After roughly ten years of working with marginally library-esque things, I’ve finally become an academic librarian.

Which got me thinking about how I got here: a decade of banging the gong of Open Access, advocating the virtues of Open Source software, trying to start my own company, writing software for both public and private organizations, and just generally trying to make the world a better place in the small way that I’m passably equipped. And in that time, I’ve come to the growing conclusion that the library profession is broken. I’ve tried to share this message as clearly and as widely as my little circle of influence has allowed, and it has always been surprisingly well-received. I am, it seems, not the only one who feels this way.

Let me step back for a moment. I have dysthymia, which basically means I spend much of my time trying to convince my brain that I don’t actually want to kill myself.

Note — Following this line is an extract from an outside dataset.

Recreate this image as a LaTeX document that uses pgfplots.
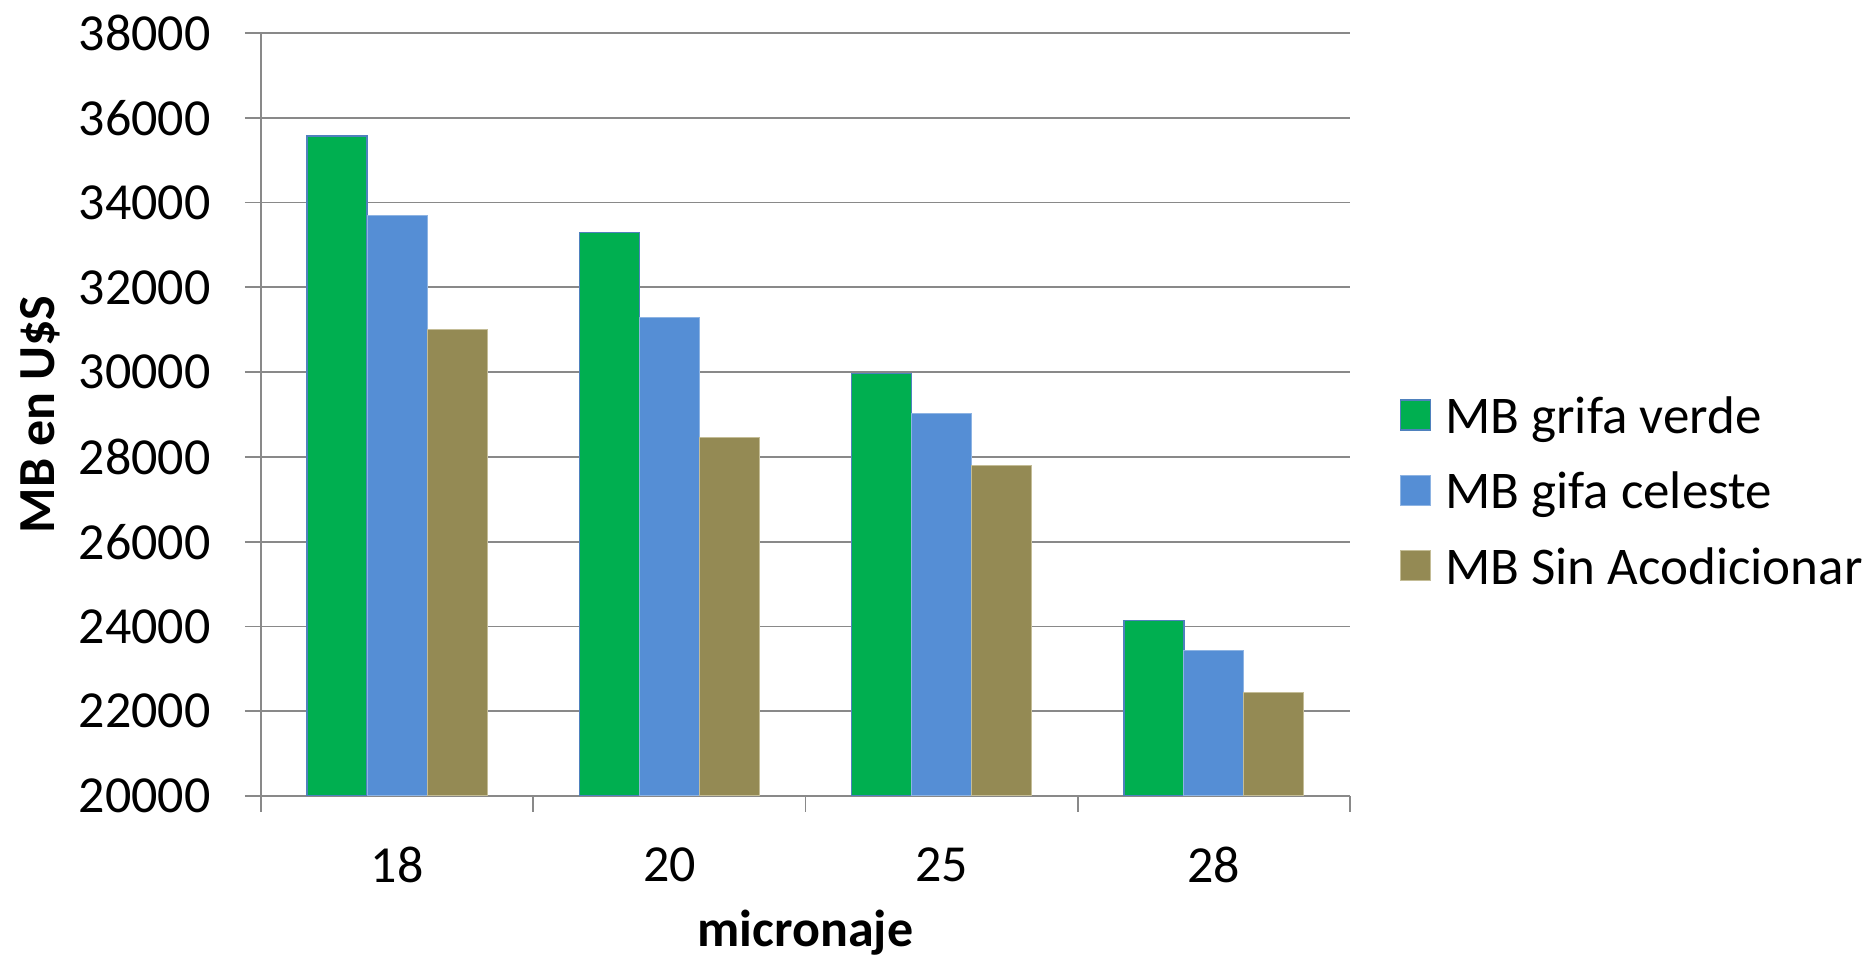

It also makes socializing remarkably difficult — something which I managed for several years by living as a recluse and working from home as a contractor. What I’ve come to learn more recently is that it also affords a liberating sense of perspective; never knowing whether today is the day I pitch myself in front of the subway train has a way of doing that. It was Steve Jobs who famously said,

“Remembering that you are going to die is the best way I know to avoid the trap of thinking you have something to lose. You are already naked. There is no reason not to follow your heart.”

So when I say things like “the library profession is broken” or “this software is total crap” or “vendors are largely greedy bastards”, some may see them as exaggerated or melodramatic. In fact, what they are is honest, authentic, and unfiltered. I’m not trying to hurt anyone’s feelings. They are simply how I see the world, and I don’t care what you think of that, because I am going to die. I have nothing to lose.

In the past year, however, something strange happened. I started working in a real library, with real people. I had to interact with them every day. I had to pretend I wasn’t a self-hating emotionless robot. And they were nice. They barely even knew me! How could they be so nice? And I made friends on Twitter, more than I have in my physical life, and they were nice. They lived in different countries on different continents in different timezones, and when I was overwhelmed by my life and had to retreat and focus on staying alive, these stranger-friends said “hey, I don’t know you, but I hope you’re OK. I would love to help if I can.”

To them I say: thank you.

And somehow I managed to survive not just in the world, but as part of it. And what always seemed to buoy these connections was when I said these blunt, candid things. People called them inspirational and provocative and thoughtful, which was a bit bewildering, but always positive. So I think I should probably keep doing that.

The library profession is broken, in a myriad of ways that any single librarian could recount. It is insular. It is conformist. It is conservative. My goal is to help facilitate and hasten the transition of this sick and dying patient into the afterlife, and I suspect once again there are others who feel the same way. As I’ve learned, there are wonderful and smart and brave and insecure and frightened people who are fighting through their own battles to make the world a better place in the small way that they can. They love the ethos of libraries as I do, if not the profession.

To them I say: be unafraid, you are going to die.

As Dorothea Salo said so beautifully: aim to misbehave, because believe me, sisters, brothers, I got your back for as long as I’m around.